Alchemy
Cooking is magic. It is. If you cook, you already know this. If you don't cook, I'll ask you to trust me on this point. Someone, I'm not sure who--and it may, in fact, be the omnipotent They we all talk about but never actually meet--got this idea to convince people that cooking is difficult, not meant for normal people unless it includes Miracle Whip, Cool Whip, and powdered cheese. Any other food preparation must, by rights, include so many ingredients and so many preparation steps as to place the scientific art beyond the reach of mere mortals. The people, though unwilling to give up their rights to semi-automatic weapons, were happy to abdicate the rituals of food preparation and to embrace their collective culinary incompetence.

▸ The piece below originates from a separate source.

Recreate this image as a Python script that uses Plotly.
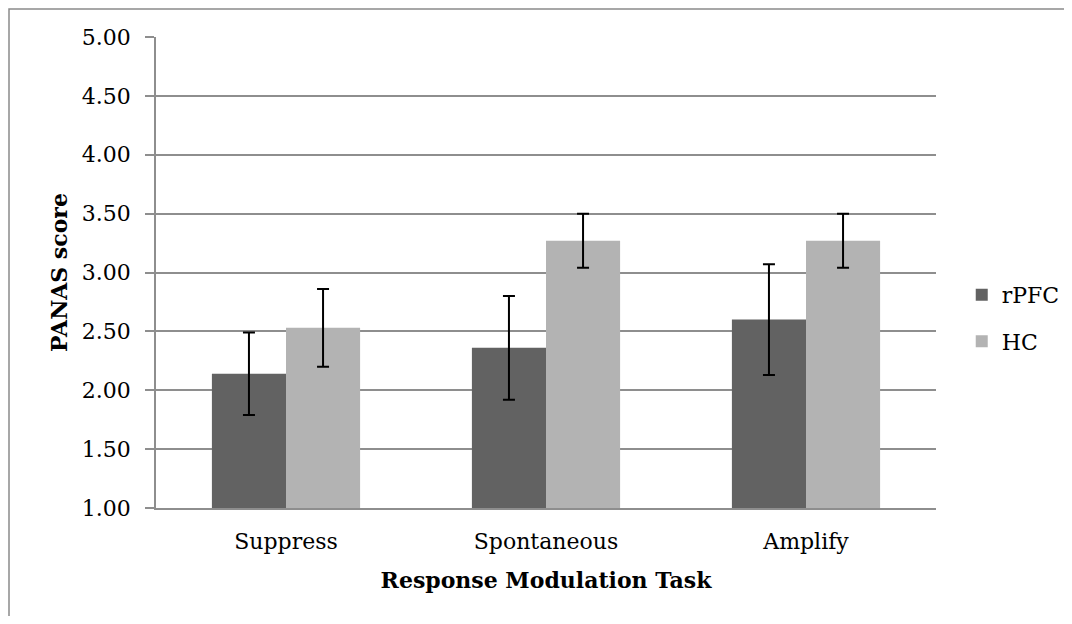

After this initial perversion occured, other someones decided that this particular fact provided the basis for turning a neat profit. "Who are we to argue?" they intoned like a Greek Chorus with cardboard and wax paper accompaniment. Cookbooks, once a place to save bursts of genius or comfort, became sophisticated How To manuals. Julia Child and Graham Kerr slugged wine while demonstrating the techniques in controlled settings that implied that only those with a staff to provide pre-measured ingredients in clear glass ramekins of varying sizes could possibly manage the feat of preparing a meal with more than one dish. Experimentation was forbidden beyond the occasional and impossibly sexy act of adding one unmeasured ingredient: a flowing splash of wine, perhaps, or sprinkling of chopped parsley on a plate. Our impulses toward wholesale kitchen creativity were stemmed by tips on how to count while the wine flowed to insure that one didn't over-pour and, thus, decimate the painstakingly constructed food item in question. Mr. Kerr added the money shot to each program by sampling that episode's foods, chewing with an exaggerated and blatantly orgasmic assortment of facial contortions and moans.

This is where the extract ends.